In the first place, we are nowhere told that Jephthah did burn his daughter. We are told that Jephthah vowed, “Whatsoever cometh forth of the doors of my house to meet me, when I return in peace from the children of Ammon, shall surely be the LORD’S, and I will offer it up for a burnt-offering” (Judges 11:31).

The word translated “burnt-offering” does not necessarily involve the idea of burning. There is no record that Jephthah’s daughter was actually slain and burned. The passage that relates what actually was done with her is somewhat obscure, and many think that she was devoted by her father as an offering to God by her living a life of perpetual virginity (Judges 11:37–39).

But even supposing that she was actually slain and burned, as some Bible students believe (though the Bible does not actually say so), even in this case we are under no necessity of defending Jephthah’s action any more than we are of defending any other wrong action of all the imperfect instruments that God, in His wondrous grace and condescension, has seen fit to use to defend or help His people. The Bible itself nowhere defends Jephthah’s action.

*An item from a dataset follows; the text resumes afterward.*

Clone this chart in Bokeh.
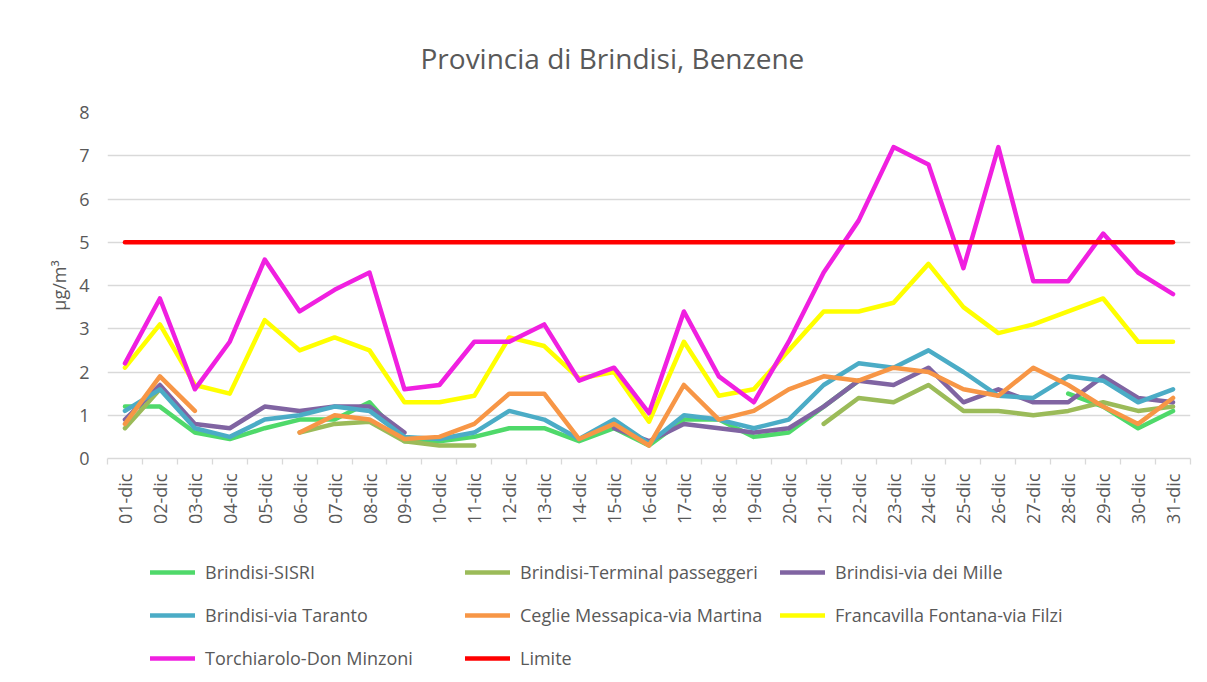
import math
import numpy as np
from bokeh.plotting import figure
from bokeh.layouts import column
from bokeh.models import FixedTicker, Legend, LegendItem, Range1d
from bokeh.embed import file_html
from bokeh.resources import INLINE

N = None
days = ["01-dic", "02-dic", "03-dic", "04-dic", "05-dic", "06-dic", "07-dic", "08-dic",
        "09-dic", "10-dic", "11-dic", "12-dic", "13-dic", "14-dic", "15-dic", "16-dic",
        "17-dic", "18-dic", "19-dic", "20-dic", "21-dic", "22-dic", "23-dic", "24-dic",
        "25-dic", "26-dic", "27-dic", "28-dic", "29-dic", "30-dic", "31-dic"]

sisri = [1.2, 1.2, 0.6, 0.45, 0.7, 0.9, 0.9, 1.3, 0.4, 0.4, 0.5, 0.7, 0.7, 0.4, 0.7, 0.3,
         0.9, 0.9, 0.5, 0.6, 1.2, 1.8, N, N, N, N, N, 1.5, 1.2, 0.7, 1.1]
terminal = [0.7, 1.6, N, N, N, 0.6, 0.8, 0.85, 0.4, 0.3, 0.3, N, N, N, N, N,
            N, N, N, N, 0.8, 1.4, 1.3, 1.7, 1.1, 1.1, 1.0, 1.1, 1.3, 1.1, 1.2]
mille = [0.9, 1.7, 0.8, 0.7, 1.2, 1.1, 1.2, 1.2, 0.6, N, N, N, N, N, 0.7, 0.4,
         0.8, 0.7, 0.6, 0.7, 1.2, 1.8, 1.7, 2.1, 1.3, 1.6, 1.3, 1.3, 1.9, 1.4, 1.3]
taranto = [1.1, 1.6, 0.7, 0.5, 0.9, 1.0, 1.2, 1.1, 0.5, 0.45, 0.6, 1.1, 0.9, 0.45, 0.9, 0.35,
           1.0, 0.9, 0.7, 0.9, 1.7, 2.2, 2.1, 2.5, 2.0, 1.45, 1.4, 1.9, 1.8, 1.3, 1.6]
ceglie = [0.8, 1.9, 1.1, N, N, 0.6, 1.0, 0.9, 0.45, 0.5, 0.8, 1.5, 1.5, 0.45, 0.8, 0.3,
          1.7, 0.9, 1.1, 1.6, 1.9, 1.8, 2.1, 2.0, 1.6, 1.45, 2.1, 1.7, 1.2, 0.8, 1.4]
francavilla = [2.1, 3.1, 1.7, 1.5, 3.2, 2.5, 2.8, 2.5, 1.3, 1.3, 1.45, 2.8, 2.6, 1.85, 2.0, 0.85,
               2.7, 1.45, 1.6, 2.5, 3.4, 3.4, 3.6, 4.5, 3.5, 2.9, 3.1, 3.4, 3.7, 2.7, 2.7]
torchiarolo = [2.2, 3.7, 1.6, 2.7, 4.6, 3.4, 3.9, 4.3, 1.6, 1.7, 2.7, 2.7, 3.1, 1.8, 2.1, 1.05,
               3.4, 1.9, 1.3, 2.7, 4.3, 5.5, 7.2, 6.8, 4.4, 7.2, 4.1, 4.1, 5.2, 4.3, 3.8]
limite = [5] * 31

series = [
    ("Brindisi-SISRI", sisri, "#4FD96A"),
    ("Brindisi-Terminal passeggeri", terminal, "#9BBB59"),
    ("Brindisi-via dei Mille", mille, "#8064A2"),
    ("Brindisi-via Taranto", taranto, "#4BACC6"),
    ("Ceglie Messapica-via Martina", ceglie, "#F79646"),
    ("Francavilla Fontana-via Filzi", francavilla, "#FFFF00"),
    ("Torchiarolo-Don Minzoni", torchiarolo, "#F020E0"),
    ("Limite", limite, "#FF0000"),
]

TXT = "#595959"
GRID = "#D9D9D9"
FONT = "Open Sans"
LW = 4.5

x = list(range(len(days)))

p = figure(width=1200, height=540, output_backend="svg", toolbar_location=None,
           x_range=Range1d(-0.5, len(days) - 0.5), y_range=Range1d(0, 8),
           min_border_left=107, min_border_right=10, min_border_top=110, min_border_bottom=82)
p.outline_line_color = None
p.background_fill_color = "white"
p.border_fill_color = "white"

p.title.text = "Provincia di Brindisi, Benzene"
p.title.align = "left"
p.title.offset = 313
p.title.standoff = 72
p.title.text_font = FONT
p.title.text_font_size = "28px"
p.title.text_font_style = "normal"
p.title.text_color = TXT

for name, vals, col in series:
    y = [np.nan if v is None else v for v in vals]
    p.line(x, y, line_color=col, line_width=LW, line_join="round", line_cap="round")

# axes
p.xaxis.ticker = FixedTicker(ticks=x, minor_ticks=[i - 0.5 for i in range(len(days) + 1)])
p.xaxis.major_label_overrides = {i: d for i, d in enumerate(days)}
p.xaxis.major_label_orientation = math.pi / 2
p.xaxis.axis_line_color = GRID
p.xaxis.axis_line_width = 1.3
p.xaxis.major_tick_line_color = None
p.xaxis.major_tick_out = 0
p.xaxis.major_tick_in = 0
p.xaxis.minor_tick_line_color = GRID
p.xaxis.minor_tick_line_width = 1.3
p.xaxis.minor_tick_out = 6
p.xaxis.minor_tick_in = 0
p.xaxis.major_label_standoff = 9
p.xaxis.major_label_text_font = FONT
p.xaxis.major_label_text_font_size = "18px"
p.xaxis.major_label_text_color = TXT

p.yaxis.ticker = FixedTicker(ticks=list(range(0, 9)))
p.yaxis.axis_line_color = None
p.yaxis.major_tick_line_color = None
p.yaxis.minor_tick_line_color = None
p.yaxis.major_label_standoff = 12
p.yaxis.major_label_text_font = FONT
p.yaxis.major_label_text_font_size = "18px"
p.yaxis.major_label_text_color = TXT
p.yaxis.axis_label = "µg/m³"
p.yaxis.axis_label_text_font = FONT
p.yaxis.axis_label_text_font_size = "18px"
p.yaxis.axis_label_text_font_style = "normal"
p.yaxis.axis_label_text_color = TXT
p.yaxis.axis_label_standoff = 5

p.xgrid.grid_line_color = None
p.ygrid.ticker = FixedTicker(ticks=list(range(1, 9)))
p.ygrid.grid_line_color = GRID
p.ygrid.grid_line_width = 1.3

# legend in its own strip below the chart
lg = figure(width=1200, height=134, output_backend="svg", toolbar_location=None,
            x_range=Range1d(0, 1), y_range=Range1d(0, 1),
            min_border_left=0, min_border_right=0, min_border_top=0, min_border_bottom=0)
lg.axis.visible = False
lg.grid.visible = False
lg.outline_line_color = None
lg.border_fill_color = "white"
lg.background_fill_color = "white"

items = []
for name, vals, col in series:
    # single off-range point: carries only the line style for the legend sample
    r = lg.line([5], [5], line_color=col, line_width=LW, line_cap="round")
    items.append(LegendItem(label=name, renderers=[r]))

legend = Legend(items=items, location=(43, 1), orientation="horizontal", ncols=3,
                glyph_width=45, glyph_height=30, label_height=30, label_width=247,
                label_standoff=10, spacing=13, padding=0, margin=0,
                label_text_font=FONT, label_text_font_size="18px", label_text_color=TXT,
                border_line_color=None, background_fill_alpha=0)
lg.add_layout(legend, "center")

layout = column(p, lg, spacing=0)
open("out.html", "w").write(file_html(layout, INLINE))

If Jephthah really did slay his daughter, he simply made a rash vow without any command or other warrant from God for so doing; and having made this rash vow, he went further in his wrongdoing and carried that rash vow into execution.

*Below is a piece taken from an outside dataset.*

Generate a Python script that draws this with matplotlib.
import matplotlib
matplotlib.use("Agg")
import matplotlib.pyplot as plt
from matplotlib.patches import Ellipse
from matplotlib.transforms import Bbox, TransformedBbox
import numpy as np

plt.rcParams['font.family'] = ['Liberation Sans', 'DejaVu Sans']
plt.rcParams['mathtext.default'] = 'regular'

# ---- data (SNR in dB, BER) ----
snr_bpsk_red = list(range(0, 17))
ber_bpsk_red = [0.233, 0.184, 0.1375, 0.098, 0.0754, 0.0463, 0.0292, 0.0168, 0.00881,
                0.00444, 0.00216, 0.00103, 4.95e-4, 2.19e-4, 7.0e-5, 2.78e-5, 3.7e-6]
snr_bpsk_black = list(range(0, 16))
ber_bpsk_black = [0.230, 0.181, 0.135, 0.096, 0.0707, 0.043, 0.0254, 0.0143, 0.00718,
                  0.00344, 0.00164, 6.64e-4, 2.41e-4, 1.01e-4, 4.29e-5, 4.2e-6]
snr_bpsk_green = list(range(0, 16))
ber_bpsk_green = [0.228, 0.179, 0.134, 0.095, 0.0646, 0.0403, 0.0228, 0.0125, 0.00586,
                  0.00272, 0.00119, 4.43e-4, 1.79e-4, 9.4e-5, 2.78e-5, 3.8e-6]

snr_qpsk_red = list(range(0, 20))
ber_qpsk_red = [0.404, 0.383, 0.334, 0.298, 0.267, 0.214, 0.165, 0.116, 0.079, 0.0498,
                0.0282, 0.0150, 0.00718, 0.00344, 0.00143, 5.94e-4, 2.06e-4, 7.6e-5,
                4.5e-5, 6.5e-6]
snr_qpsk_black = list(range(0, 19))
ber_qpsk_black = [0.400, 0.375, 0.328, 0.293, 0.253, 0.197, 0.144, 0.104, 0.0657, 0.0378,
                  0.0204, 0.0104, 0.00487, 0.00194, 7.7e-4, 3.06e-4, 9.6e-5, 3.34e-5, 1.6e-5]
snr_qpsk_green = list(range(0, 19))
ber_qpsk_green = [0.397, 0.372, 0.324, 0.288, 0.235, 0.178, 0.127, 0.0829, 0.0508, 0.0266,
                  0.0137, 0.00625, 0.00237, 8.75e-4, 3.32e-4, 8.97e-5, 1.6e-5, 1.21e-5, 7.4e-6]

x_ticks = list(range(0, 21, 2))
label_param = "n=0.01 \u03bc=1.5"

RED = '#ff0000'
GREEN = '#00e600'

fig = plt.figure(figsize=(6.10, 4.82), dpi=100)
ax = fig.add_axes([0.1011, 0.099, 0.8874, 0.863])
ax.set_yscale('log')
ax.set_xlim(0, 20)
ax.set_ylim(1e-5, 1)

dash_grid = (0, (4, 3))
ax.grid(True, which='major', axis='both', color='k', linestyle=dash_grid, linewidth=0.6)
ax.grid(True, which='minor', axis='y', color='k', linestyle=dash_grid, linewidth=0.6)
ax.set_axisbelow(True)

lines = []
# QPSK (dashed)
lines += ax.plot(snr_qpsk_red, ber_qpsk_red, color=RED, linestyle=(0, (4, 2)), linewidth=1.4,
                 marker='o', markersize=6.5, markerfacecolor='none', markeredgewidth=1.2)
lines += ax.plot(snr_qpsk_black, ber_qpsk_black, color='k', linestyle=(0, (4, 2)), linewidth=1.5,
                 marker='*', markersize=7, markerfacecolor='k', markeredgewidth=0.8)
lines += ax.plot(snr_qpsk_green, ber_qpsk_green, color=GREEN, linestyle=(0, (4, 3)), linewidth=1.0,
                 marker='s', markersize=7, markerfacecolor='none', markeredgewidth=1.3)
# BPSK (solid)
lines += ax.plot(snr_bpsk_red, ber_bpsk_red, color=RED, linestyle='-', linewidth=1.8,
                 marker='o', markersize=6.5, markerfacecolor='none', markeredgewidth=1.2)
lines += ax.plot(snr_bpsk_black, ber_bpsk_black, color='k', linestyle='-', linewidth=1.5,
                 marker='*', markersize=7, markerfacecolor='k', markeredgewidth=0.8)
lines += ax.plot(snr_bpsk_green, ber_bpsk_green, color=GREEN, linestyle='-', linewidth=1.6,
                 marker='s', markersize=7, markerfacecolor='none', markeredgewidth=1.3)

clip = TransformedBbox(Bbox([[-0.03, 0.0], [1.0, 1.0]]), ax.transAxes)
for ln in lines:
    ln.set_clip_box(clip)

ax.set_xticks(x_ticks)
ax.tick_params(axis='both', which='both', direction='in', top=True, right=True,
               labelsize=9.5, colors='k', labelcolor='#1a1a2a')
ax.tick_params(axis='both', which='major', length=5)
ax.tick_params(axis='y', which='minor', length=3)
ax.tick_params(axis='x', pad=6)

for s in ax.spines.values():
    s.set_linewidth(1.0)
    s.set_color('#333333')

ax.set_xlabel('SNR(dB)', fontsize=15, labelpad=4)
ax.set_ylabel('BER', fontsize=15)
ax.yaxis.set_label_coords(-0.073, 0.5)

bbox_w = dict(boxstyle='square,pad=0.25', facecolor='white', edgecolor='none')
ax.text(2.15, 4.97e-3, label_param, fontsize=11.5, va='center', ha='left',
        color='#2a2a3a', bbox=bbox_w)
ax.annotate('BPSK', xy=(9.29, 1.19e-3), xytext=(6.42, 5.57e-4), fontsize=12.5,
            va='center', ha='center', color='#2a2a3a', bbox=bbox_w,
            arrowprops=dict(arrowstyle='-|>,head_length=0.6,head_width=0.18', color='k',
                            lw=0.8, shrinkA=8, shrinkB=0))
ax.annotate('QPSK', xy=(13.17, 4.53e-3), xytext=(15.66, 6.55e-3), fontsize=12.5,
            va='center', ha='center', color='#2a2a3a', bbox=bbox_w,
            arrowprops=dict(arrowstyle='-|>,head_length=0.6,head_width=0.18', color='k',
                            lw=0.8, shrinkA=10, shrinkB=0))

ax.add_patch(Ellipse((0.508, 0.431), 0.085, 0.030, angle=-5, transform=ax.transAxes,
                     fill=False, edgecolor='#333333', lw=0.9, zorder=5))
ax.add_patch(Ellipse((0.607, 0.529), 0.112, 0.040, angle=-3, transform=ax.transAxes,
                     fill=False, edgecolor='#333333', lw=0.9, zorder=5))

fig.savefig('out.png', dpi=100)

So the whole story instead of being a warrant for human sacrifice is intended to be a lesson on the exceeding foolishness of hasty vows made in the energy of the flesh.

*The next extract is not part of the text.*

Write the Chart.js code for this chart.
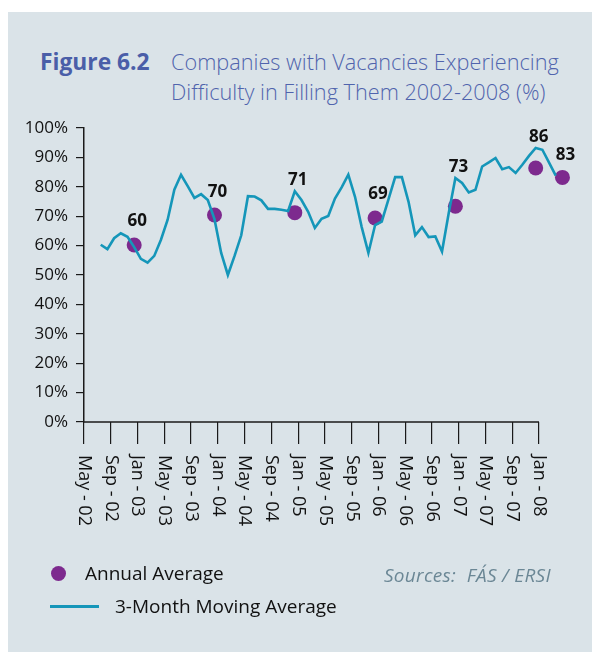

Torrey, R. (1998). Difficulties in the Bible : Alleged errors and contradictions. Willow Grove: Woodlawn Electronic Publishing.

  1. stan says:

    I am sure it was not a human sacrifice, but that his daughter must sacrifice her right to procreate, which is a kind of death.Yet, I have always had a conjecture about his vow, that there was “method to his madness.” It has to do with what we’re told about Jephthath in the first verse 1 Now Jephthah the Gileadite was a mighty man of valor, but he was the son of a harlot;. . . So, perhaps his mother’s unsavory life made him want his daughter never to be with a man. So, his vow was rather clever, being seemingly left up to chance, yet it was made with the presumption that the first one to greet him would actually be his daughter, for it would be most likely she who, looking anxiously for his return home, would run to meet him first. Since he could not actually put her to death, her virginity would suffice to fulfill the vow.